Sprint Service Problems

Mr. Lewis,

If you are a Sprint customer and are not calling these service lapses to their
Network Management Center's attention, you are not giving them the opporturnity
to serve you properly.

Escalate the problem.


Melise Jones
Sustaining Engineer
BBN Systems and Technologies

Mr. Lewis,

If you are a Sprint customer and are not calling these service lapses to their
Network Management Center's attention, you are not giving them the opporturnity
to serve you properly.

Escalate the problem.

Well, when you call and you get some brand new temp (who sometimes I
actually know irl and they can barely /spell/ computer) who says, "Uhm,
we aren't having a problem". You then explain the problem to them and
they go "Routing loop?" at which point you explain what a routing loop is
so that they can write an intelligible trouble ticket, at which point you
get in a queue where you get a call back by someone who at least know
that Cisco makes routers an hour later, well, it doesn't inspire
confidence (It does, however, inspire run on sentences). I stopped
calling in anything except the most major of problems months ago (It was
pointless, nothing got fixed unless I stayed on the phone long enough to
actually teach the people what a router was, how the internet worked and
then got ecalated, after about the third escalation I would get someone
reasonably competent and they would fix it in ten seconds. I let someone
else waste their time in the hold queue now.) Yes, I have bad feelings
towards sprint. When they make a backbone that works then they should
come back to the internet. As seen in sig files everywhere, "The
internet was built to survive a nuclear strike? It can't even survive

Time for me to jump on the bandwagon.

We're a Sprint Customer. Right now we have a 256K fractional T1 line to
the net. We're tied to Stockton-7. "Our End" of the line is in Helena

For months now, I've been asking them why our ping times look like:
Sending 100, 32-byte ICMP Echos to, timeout is 1
Success rate is 100 percent (100/100), round-trip min/avg/max =
100/104/204 ms

Note the 100 ms. I have NEVER seen it below 100 ms EVER. No matter what
the traffic, time of day, etc. Well, maybe I've seen it at 98 or 99 once
or twice.

In theory, a round trip time should be two times the single direction
distance, which should be composed of the following two items:

1) 256K maximum bitrate (amount of time to clock the bits out) -
     32 bytes * 8 bit bytes = 256 bit times
     256 bit times * (1/256,000) (one bit time) ~= 1 ms
2) Speed of Light Limit (The Rest)
     In vacuum, light can travel 186 miles per millisecond.
     Not sure how much it differs in fibre, but I figure that
     even if you assume that its 150 miles per millisecond,
     you can travel roughly 7000 miles in the remaining time (59ish ms).
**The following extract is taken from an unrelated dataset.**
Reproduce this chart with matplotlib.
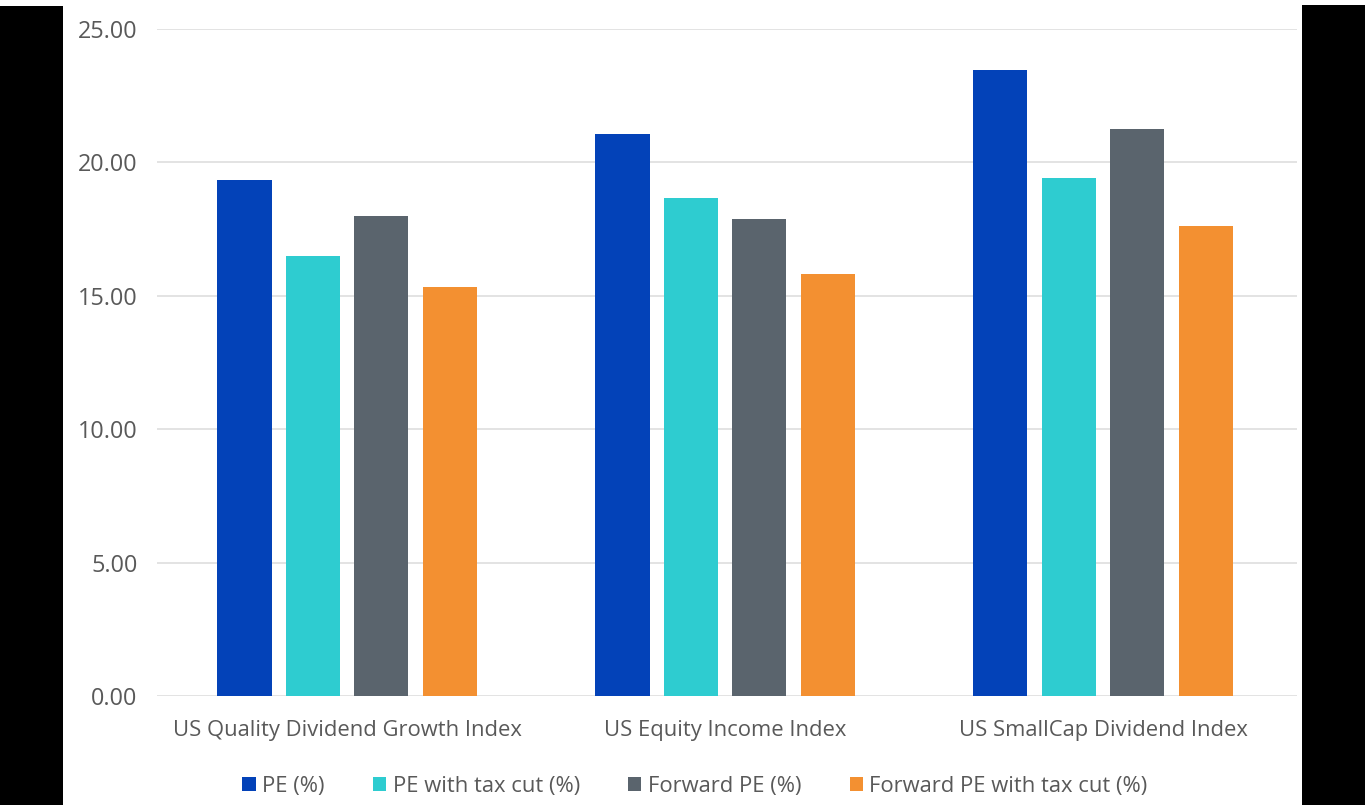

So, that puts my link 7000 miles away. Now I'm curious as to how they
have my line routed over 7000 miles. So I call up their INSC and ask who
I can talk to about this. I end up opening a trouble ticket, and
eventually the engineer I talk to say's that it is in the acceptable
limits for the distance of circuit, which they tell me goes from Helena
to Seattle and then to Stockton California in more or less of a straight
line between the points. According to my calculation there's about 1200
miles of fiber there. Still 5800 miles short.

I backed off after reading some papers on ping times versus maxumum
flow. That is until I had an outage last week caused by a Fiber Cut in
Texas. Now I'm mad. I supposedly have a line from Helena to Seattle
to California which somehow goes through Texas. After finally yelling loud
enough about either this cut not being my problem or my line isn't routed
where I was told it was, I finally got a manager or VP who was kind
enough to tell me that my line is routed through Arizona, and Texas, and
a couple of other places in what I call the "mideast", and then to the
Dakotas, through montana to the spokane (eastern washington) area, and
then back to Montana. Adding up the miles, I get about 4-5,000 miles.
I can believe that, with some switch latency.

They've promised me that this problem will improve when we go up to a
512K line come January. (We'd switch but we're in a 3 year contract, and
we don't have the cash to put out for the "overhead" of a different
provider). We'll see if it improves. I doubt it. Knowing that larger
pings increase the ping time by the correct amount (via the formula
above) I'm confident that this will still be around 100ms of round trip
times for the small packets, unless they reroute the circuit in the

Now, the other thing that gripes me.. The fiber cut and my related
ticket occured on thursday. I got a call monday at 4:30 p.m. asking if
the service had been restored. This is probably due to my insistance
about the cut not being my problem, but to take a weekend to return a
call about a out-of-service ticket? You've got to be kidding.